### To be done:
The required output consists solely of the lines from the top of the listing through the line containing "-13.1, -12.6, -12];", transcribed exactly.

+ + + + +

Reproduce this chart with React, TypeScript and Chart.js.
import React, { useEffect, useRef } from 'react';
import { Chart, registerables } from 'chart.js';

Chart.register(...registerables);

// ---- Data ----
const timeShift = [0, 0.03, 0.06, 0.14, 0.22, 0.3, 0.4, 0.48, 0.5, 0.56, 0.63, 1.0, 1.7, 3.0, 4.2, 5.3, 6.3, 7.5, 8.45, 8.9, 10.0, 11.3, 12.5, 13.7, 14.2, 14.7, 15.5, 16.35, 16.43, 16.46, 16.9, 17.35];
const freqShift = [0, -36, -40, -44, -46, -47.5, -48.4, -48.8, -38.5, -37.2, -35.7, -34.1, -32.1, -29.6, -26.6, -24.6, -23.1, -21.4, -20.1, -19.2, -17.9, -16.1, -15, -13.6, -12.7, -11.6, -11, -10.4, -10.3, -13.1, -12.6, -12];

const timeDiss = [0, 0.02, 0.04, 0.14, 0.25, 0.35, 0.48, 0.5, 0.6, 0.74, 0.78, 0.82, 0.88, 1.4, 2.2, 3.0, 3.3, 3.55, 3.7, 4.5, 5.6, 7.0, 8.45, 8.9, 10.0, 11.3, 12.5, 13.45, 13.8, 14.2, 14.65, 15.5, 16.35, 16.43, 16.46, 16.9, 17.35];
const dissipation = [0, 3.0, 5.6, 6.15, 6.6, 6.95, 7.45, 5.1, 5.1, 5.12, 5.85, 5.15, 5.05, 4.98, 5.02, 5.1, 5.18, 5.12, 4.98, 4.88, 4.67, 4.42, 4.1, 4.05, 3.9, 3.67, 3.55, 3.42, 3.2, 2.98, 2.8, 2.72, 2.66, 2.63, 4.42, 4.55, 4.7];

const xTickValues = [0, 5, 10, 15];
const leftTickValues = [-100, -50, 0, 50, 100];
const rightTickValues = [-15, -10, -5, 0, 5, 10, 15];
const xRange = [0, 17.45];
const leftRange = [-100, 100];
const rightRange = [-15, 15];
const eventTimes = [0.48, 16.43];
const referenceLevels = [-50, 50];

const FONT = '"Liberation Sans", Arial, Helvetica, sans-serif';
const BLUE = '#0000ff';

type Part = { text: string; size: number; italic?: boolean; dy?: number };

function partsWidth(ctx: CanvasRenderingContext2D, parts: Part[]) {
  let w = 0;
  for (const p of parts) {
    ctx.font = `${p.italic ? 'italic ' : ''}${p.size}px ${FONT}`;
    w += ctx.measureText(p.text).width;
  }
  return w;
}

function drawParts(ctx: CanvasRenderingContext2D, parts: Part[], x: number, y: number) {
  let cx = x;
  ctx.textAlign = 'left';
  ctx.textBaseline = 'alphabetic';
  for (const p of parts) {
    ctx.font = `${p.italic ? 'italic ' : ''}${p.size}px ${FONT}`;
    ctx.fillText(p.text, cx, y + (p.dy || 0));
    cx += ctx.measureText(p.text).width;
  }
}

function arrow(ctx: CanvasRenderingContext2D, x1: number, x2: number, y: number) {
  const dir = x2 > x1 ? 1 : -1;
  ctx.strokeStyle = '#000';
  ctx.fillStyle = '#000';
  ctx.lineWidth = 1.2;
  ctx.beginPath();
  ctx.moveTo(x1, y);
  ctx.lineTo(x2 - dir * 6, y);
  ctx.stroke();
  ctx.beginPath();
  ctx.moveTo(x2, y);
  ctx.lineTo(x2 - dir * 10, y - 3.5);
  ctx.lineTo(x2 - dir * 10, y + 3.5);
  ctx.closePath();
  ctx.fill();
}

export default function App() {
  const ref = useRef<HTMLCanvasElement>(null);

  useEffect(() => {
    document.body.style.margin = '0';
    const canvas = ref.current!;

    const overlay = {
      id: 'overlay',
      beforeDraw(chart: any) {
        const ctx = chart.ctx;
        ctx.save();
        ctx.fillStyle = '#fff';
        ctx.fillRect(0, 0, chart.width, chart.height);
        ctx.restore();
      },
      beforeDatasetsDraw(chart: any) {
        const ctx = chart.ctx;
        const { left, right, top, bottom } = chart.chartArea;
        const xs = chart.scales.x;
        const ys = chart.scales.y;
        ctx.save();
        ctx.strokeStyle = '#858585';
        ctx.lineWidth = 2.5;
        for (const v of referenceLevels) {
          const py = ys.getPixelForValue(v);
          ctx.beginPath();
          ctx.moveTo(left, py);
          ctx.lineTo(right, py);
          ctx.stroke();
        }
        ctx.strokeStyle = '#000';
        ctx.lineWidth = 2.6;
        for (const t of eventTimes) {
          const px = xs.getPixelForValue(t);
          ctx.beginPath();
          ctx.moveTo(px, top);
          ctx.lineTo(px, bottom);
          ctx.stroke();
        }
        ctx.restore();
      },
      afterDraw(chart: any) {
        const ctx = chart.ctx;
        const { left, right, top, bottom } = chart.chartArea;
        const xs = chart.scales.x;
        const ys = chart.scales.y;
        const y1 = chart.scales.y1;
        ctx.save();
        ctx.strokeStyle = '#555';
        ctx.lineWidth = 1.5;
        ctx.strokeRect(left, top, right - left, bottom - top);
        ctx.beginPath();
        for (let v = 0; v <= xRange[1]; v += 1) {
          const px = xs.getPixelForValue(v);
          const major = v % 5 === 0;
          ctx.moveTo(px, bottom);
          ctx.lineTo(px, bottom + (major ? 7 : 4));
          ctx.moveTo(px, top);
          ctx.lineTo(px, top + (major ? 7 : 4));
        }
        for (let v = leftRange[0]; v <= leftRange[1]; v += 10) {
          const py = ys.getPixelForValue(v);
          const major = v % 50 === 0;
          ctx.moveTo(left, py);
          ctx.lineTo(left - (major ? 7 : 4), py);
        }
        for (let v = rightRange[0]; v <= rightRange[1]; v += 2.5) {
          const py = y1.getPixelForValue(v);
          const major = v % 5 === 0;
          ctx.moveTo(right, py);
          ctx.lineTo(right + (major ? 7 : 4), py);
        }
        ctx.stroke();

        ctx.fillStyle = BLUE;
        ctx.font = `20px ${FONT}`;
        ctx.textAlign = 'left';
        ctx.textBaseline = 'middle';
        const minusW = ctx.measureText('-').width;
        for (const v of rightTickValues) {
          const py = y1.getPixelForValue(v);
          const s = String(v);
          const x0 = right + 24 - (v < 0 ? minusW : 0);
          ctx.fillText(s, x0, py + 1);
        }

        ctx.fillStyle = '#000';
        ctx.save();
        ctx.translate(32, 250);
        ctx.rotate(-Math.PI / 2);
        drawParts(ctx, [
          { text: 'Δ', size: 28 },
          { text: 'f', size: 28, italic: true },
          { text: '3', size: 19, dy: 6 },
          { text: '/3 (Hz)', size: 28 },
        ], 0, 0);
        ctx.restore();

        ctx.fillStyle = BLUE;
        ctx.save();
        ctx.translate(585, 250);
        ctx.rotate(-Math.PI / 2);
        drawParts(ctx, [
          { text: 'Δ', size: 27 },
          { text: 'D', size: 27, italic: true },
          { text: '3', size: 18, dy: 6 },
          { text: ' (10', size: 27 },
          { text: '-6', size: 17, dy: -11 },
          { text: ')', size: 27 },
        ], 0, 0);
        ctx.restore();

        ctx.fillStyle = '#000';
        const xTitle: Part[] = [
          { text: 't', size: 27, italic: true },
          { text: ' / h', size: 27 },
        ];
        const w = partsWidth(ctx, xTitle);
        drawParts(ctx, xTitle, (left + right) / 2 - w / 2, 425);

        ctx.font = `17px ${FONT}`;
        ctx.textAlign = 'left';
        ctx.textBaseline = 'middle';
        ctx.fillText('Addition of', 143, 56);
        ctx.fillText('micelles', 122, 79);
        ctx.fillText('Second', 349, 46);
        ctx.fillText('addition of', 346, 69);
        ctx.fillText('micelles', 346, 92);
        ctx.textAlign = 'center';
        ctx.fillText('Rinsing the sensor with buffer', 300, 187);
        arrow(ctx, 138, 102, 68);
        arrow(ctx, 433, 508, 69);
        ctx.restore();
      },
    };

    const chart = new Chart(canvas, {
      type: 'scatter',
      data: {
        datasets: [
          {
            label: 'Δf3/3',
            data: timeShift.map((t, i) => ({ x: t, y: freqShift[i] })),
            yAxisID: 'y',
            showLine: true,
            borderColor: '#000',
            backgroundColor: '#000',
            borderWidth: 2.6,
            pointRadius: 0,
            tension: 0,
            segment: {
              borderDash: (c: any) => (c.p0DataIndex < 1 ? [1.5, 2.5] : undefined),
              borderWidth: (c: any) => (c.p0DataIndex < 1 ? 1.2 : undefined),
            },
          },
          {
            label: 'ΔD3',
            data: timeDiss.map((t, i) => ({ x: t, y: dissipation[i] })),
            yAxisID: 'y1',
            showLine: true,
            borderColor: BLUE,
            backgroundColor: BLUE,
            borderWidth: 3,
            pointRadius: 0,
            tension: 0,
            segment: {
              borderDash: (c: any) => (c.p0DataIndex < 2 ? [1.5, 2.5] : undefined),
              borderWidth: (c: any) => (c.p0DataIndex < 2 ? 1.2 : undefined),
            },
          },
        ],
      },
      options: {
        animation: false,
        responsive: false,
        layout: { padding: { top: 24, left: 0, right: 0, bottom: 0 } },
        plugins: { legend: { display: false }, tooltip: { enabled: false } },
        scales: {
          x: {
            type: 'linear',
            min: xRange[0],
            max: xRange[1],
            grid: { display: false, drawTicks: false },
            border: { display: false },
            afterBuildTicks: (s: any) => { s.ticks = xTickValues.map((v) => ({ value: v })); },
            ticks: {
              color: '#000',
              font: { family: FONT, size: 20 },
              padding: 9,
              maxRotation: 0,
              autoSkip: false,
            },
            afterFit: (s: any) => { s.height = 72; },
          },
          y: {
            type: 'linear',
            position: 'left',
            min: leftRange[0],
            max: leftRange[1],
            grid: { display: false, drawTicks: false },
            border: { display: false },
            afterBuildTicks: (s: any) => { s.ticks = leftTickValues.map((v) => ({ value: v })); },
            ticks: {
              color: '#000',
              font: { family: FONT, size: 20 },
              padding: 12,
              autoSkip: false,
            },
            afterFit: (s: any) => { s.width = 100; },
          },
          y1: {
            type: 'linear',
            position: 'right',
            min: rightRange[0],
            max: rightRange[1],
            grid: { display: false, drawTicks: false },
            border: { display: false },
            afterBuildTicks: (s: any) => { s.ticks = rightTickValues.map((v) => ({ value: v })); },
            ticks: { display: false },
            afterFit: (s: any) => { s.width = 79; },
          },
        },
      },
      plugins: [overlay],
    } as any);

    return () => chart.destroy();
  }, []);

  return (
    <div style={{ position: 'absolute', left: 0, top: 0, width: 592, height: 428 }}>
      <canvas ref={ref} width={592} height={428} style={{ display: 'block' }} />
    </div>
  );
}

+ + + + +

### Exercise response:
Reproduce this chart with React, TypeScript and Chart.js.
import React, { useEffect, useRef } from 'react';
import { Chart, registerables } from 'chart.js';

Chart.register(...registerables);

// ---- Data ----
const timeShift = [0, 0.03, 0.06, 0.14, 0.22, 0.3, 0.4, 0.48, 0.5, 0.56, 0.63, 1.0, 1.7, 3.0, 4.2, 5.3, 6.3, 7.5, 8.45, 8.9, 10.0, 11.3, 12.5, 13.7, 14.2, 14.7, 15.5, 16.35, 16.43, 16.46, 16.9, 17.35];
const freqShift = [0, -36, -40, -44, -46, -47.5, -48.4, -48.8, -38.5, -37.2, -35.7, -34.1, -32.1, -29.6, -26.6, -24.6, -23.1, -21.4, -20.1, -19.2, -17.9, -16.1, -15, -13.6, -12.7, -11.6, -11, -10.4, -10.3, -13.1, -12.6, -12];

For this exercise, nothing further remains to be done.